◆ Aim:
Reproduce, exactly and in full, only the lines below from the one containing "Write the Plotly code for this chart." through the one containing "import plotly.graph_objects as go".

━━ Record set ━━

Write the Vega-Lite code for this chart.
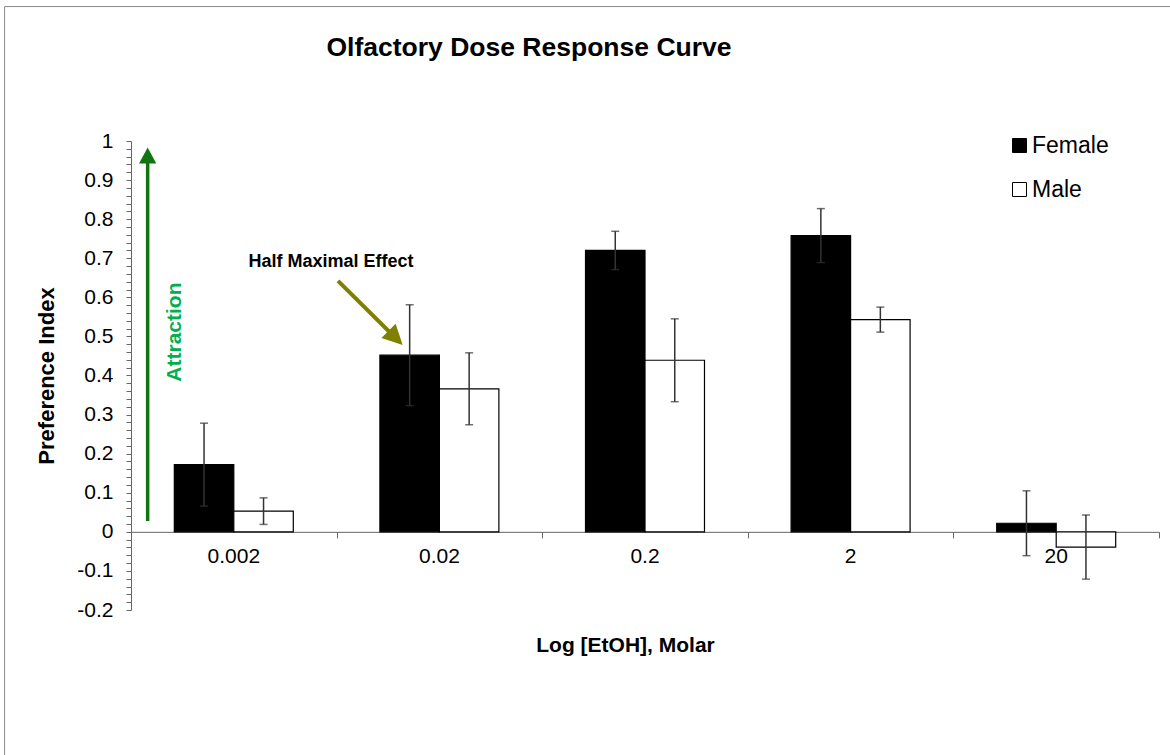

━━━
━━ Record set ━━

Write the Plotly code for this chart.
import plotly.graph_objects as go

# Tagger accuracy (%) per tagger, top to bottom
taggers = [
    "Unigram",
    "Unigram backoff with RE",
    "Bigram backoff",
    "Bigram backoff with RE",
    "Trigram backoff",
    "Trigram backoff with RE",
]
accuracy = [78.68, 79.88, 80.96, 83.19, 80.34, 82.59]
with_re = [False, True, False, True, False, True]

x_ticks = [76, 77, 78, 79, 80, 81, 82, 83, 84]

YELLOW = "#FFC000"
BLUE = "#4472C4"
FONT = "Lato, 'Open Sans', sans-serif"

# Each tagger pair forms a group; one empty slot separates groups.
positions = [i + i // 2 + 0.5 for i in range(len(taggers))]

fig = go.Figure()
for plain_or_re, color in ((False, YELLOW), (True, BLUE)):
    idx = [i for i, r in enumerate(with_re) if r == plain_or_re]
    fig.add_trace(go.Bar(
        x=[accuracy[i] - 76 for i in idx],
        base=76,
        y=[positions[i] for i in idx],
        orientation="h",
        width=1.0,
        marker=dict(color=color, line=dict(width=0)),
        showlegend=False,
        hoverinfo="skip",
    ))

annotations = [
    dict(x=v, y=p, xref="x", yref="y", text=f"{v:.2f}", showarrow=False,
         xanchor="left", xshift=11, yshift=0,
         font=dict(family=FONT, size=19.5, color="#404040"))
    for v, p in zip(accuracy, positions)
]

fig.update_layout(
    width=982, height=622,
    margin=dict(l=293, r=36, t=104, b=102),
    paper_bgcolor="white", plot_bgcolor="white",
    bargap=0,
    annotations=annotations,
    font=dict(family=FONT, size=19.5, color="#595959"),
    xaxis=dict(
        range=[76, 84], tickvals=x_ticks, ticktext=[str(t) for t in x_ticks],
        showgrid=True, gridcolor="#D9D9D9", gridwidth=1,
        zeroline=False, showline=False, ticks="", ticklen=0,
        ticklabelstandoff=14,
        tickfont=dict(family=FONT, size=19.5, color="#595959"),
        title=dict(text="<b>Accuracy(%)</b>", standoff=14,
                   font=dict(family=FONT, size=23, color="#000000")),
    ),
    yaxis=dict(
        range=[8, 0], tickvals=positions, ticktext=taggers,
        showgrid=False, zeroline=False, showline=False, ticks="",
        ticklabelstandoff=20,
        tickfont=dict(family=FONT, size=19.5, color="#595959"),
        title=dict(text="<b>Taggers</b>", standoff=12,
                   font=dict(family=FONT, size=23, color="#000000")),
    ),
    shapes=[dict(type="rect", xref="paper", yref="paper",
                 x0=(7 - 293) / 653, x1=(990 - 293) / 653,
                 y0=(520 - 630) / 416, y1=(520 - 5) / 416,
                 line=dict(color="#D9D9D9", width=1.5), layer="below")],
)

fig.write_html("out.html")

━━━

◆ Output:
Write the Plotly code for this chart.
import plotly.graph_objects as go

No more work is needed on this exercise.